Violent Response to Syrian Uprising

February 2011 shook the world with the popular uprising known as “the Arab Spring.” The Arab Spring began with a Tunisian street vendor who lit himself on fire in protest of government corruption.

The Tunisian regime peacefully gave over power, but the spirit of revolution spread into Tahrir Square in Cairo, and then to the rest of the Arab world. Mubarak of Egypt was forced give over power because the military refused to break up protests. Bahrain’s revolution failed because the government had a strong hold over the military and media. In Libya and Syria, some military members defected to the protestors’ side in light of violent responses to protests.

The situation in Libya turned into a full-scale civil war, and Syria is in a state of “civil unrest.”

Although Syria became a major topic in the Western news only recently, unrest began in March of 2011 when the government detained and allegedly tortured 14 schoolchildren in Deraa for writing revolutionary slogans on a wall.
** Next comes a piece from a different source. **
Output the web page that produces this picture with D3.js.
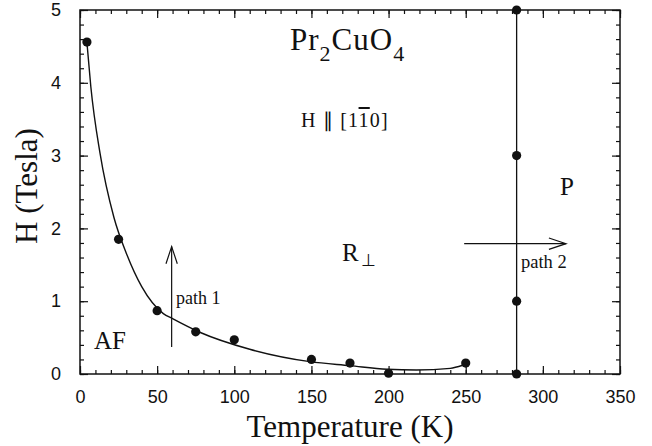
<!DOCTYPE html>
<html>
<head>
<meta charset="utf-8">
<script src="https://cdn.jsdelivr.net/npm/d3@7"></script>
<style>
  html, body { margin: 0; padding: 0; background: #fff; }
  svg { display: block; }
  .serif { font-family: "Liberation Serif", "Times New Roman", serif; fill: #111; }
  .tick text { font-family: "Liberation Sans", Arial, sans-serif; font-size: 18px; fill: #111; }
</style>
</head>
<body>
<svg id="chart" width="652" height="446"></svg>
<script>
// Measured phase boundary: temperature (K) and field (Tesla)
const lowTemps   = [4.5, 25, 50, 75, 100, 150, 175, 200, 250];
const lowFields  = [4.56, 1.85, 0.87, 0.58, 0.47, 0.20, 0.15, 0.01, 0.15];
const highTemps  = [283, 283, 283, 283];
const highFields = [0, 1.0, 3.0, 5.0];

// Guide-to-the-eye curve through the low-temperature boundary
const fitTemps  = [4.5, 7, 13, 22, 30, 40, 54, 60, 78, 110, 149, 175, 199, 218, 240, 248];
const fitFields = [4.55, 3.95, 3.03, 2.15, 1.66, 1.20, 0.83, 0.76, 0.57, 0.34, 0.17, 0.115, 0.065, 0.055, 0.078, 0.12];

// Axis ticks
const xMajor = [0, 50, 100, 150, 200, 250, 300, 350];
const yMajor = [0, 1, 2, 3, 4, 5];
const xMinor = d3.range(0, 351, 10);
const yMinor = d3.range(0, 5.01, 0.2);

const svg = d3.select("#chart");
const plotLeft = 80, plotRight = 620, plotTop = 10, plotBottom = 374;

const x = d3.scaleLinear().domain([0, 350]).range([plotLeft, plotRight]);
const y = d3.scaleLinear().domain([0, 5]).range([plotBottom, plotTop]);

const ink = "#111";

// Ticks on all four sides, pointing inward
function addAxis(axisGen, tx, ty) {
  const g = svg.append("g").attr("transform", `translate(${tx},${ty})`).call(axisGen);
  g.select(".domain").remove();
  g.selectAll(".tick line").attr("stroke", ink).attr("stroke-width", 1.2);
  return g;
}
// bottom
addAxis(d3.axisBottom(x).tickValues(xMinor).tickSize(-4).tickFormat(""), 0, plotBottom);
const xb = addAxis(d3.axisBottom(x).tickValues(xMajor).tickSize(-8).tickPadding(16).tickFormat(d3.format("d")), 0, plotBottom);
xb.selectAll(".tick text").attr("dy", "0.71em");
// top
addAxis(d3.axisTop(x).tickValues(xMinor).tickSize(-4).tickFormat(""), 0, plotTop);
addAxis(d3.axisTop(x).tickValues(xMajor).tickSize(-8).tickFormat(""), 0, plotTop);
// left
addAxis(d3.axisLeft(y).tickValues(yMinor).tickSize(-4).tickFormat(""), plotLeft, 0);
addAxis(d3.axisLeft(y).tickValues(yMajor).tickSize(-8).tickPadding(19).tickFormat(d3.format("d")), plotLeft, 0);
// right
addAxis(d3.axisRight(y).tickValues(yMinor).tickSize(-4).tickFormat(""), plotRight, 0);
addAxis(d3.axisRight(y).tickValues(yMajor).tickSize(-8).tickFormat(""), plotRight, 0);

// Frame
svg.append("rect")
  .attr("x", plotLeft).attr("y", plotTop)
  .attr("width", plotRight - plotLeft).attr("height", plotBottom - plotTop)
  .attr("fill", "none").attr("stroke", ink).attr("stroke-width", 1.5);

// Boundary curves
const fitData = fitTemps.map((t, i) => [t, fitFields[i]]);
const line = d3.line().x(d => x(d[0])).y(d => y(d[1])).curve(d3.curveMonotoneX);
svg.append("path").datum(fitData).attr("d", line)
  .attr("fill", "none").attr("stroke", ink).attr("stroke-width", 1.4);

const highData = highTemps.map((t, i) => [t, highFields[i]]);
svg.append("path").datum(highData)
  .attr("d", d3.line().x(d => x(d[0])).y(d => y(d[1])))
  .attr("fill", "none").attr("stroke", ink).attr("stroke-width", 1.3);

// Data points
const pts = lowTemps.map((t, i) => [t, lowFields[i]]).concat(highData);
svg.append("g").selectAll("circle").data(pts).join("circle")
  .attr("cx", d => x(d[0])).attr("cy", d => y(d[1])).attr("r", 4.6)
  .attr("fill", ink);

// Measurement paths (arrows)
function arrow(x1, y1, x2, y2) {
  const g = svg.append("g").attr("stroke", ink).attr("stroke-width", 1.2).attr("fill", "none");
  g.append("line").attr("x1", x1).attr("y1", y1).attr("x2", x2).attr("y2", y2);
  const ang = Math.atan2(y2 - y1, x2 - x1);
  const len = 18, half = 0.32;
  g.append("polyline").attr("points", [
    [x2 - len * Math.cos(ang - half), y2 - len * Math.sin(ang - half)],
    [x2, y2],
    [x2 - len * Math.cos(ang + half), y2 - len * Math.sin(ang + half)]
  ].map(p => p.join(",")).join(" "));
}
arrow(x(59.4), y(0.37), x(59.4), y(1.75));
arrow(x(249), y(1.79), x(315), y(1.79));

// Labels
function label(txt, px, py, size, anchor) {
  return svg.append("text").attr("class", "serif")
    .attr("x", px).attr("y", py).attr("font-size", size)
    .attr("text-anchor", anchor || "start").text(txt);
}

// Compound formula with subscripts
const title = svg.append("text").attr("class", "serif")
  .attr("x", 290).attr("y", 50).attr("font-size", 31).attr("letter-spacing", 1);
title.append("tspan").text("Pr");
title.append("tspan").attr("font-size", 22).attr("dy", 11).text("2");
title.append("tspan").attr("dy", -11).text("CuO");
title.append("tspan").attr("font-size", 22).attr("dy", 11).text("4");

// Field direction
const dir = svg.append("text").attr("class", "serif")
  .attr("x", 301).attr("y", 127).attr("font-size", 20).attr("letter-spacing", 1.2);
dir.append("tspan").text("H \u2225 [1");
dir.append("tspan").style("text-decoration", "overline").text("1");
dir.append("tspan").text("0]");

// Phase regions
const rperp = svg.append("text").attr("class", "serif")
  .attr("x", 342).attr("y", 261).attr("font-size", 25);
rperp.append("tspan").text("R");
rperp.append("tspan").attr("font-size", 17).attr("dy", 5).attr("dx", 2).text("\u22A5");

label("P", 560, 195, 25);
label("AF", 94, 349, 25);
label("path 1", 176, 304, 18);
label("path 2", 521, 268, 18.5);

// Axis titles
svg.append("text").attr("class", "serif")
  .attr("x", 350).attr("y", 437).attr("font-size", 31)
  .attr("text-anchor", "middle").text("Temperature  (K)");
svg.append("text").attr("class", "serif")
  .attr("transform", "translate(37,186) rotate(-90)")
  .attr("font-size", 31).attr("text-anchor", "middle").text("H (Tesla)");
</script>
</body>
</html>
Protestors were shot by security forces.

Without any legal way to peacefully congregate, the opposition cleverly used the funerals of those killed to organize and continue their protests. At those funerals, the Syrian military fired on the crowds. Protests quickly spread across Syria in response to the military violence. What had begun with calls for democracy had turned into demands for President Bashar al-Assad to step down from power.

Continued violent crackdowns prompted the formation of the Free Syrian Army on July 29th 2011. The anti-regime militia’s stronghold is in the city of Homs, and is composed of over 40,000 military defectors as of the beginning of 2012.

The fighting in Syria was happening with similar levels of violence as in Libya, at around the same time. However, the difference in the level of international attention was drastic. Libyan coverage was extensive while the Syrian conflict was downplayed.

Explanations for this disparity cover a wide range of possibilities. In Libya, more power is distributed among tribes and other ethnic divisions, which left Ghaddafi less control over information.

Syria, on the other hand, was supported by the Arab league, and lacked Libya’s ethnic divisions. China and Russia also refuse to permit any UN-sanctions against Syria in light of the civil war which escalated in Libya after international intervention.

This discouraged international intervention and made media coverage less popular. President Assad’s abuses grew until the Arab League revoked their support in November 2011.

More than 8,000 civilians have been killed, and reports of children being detained and tortured are beginning to leak out. On April 11th, 2011, Assad ended 40 years of ‘emergency rule.’ On February 26th a new constitution limiting his power and setting term limits was voted into place. On March 14th, Assad promised elections to occur on May 7th.

However, most Syrians do not believe that Assad will stand by the new constitution or his promises as long as he continues to command the military to kill Syrian civilians.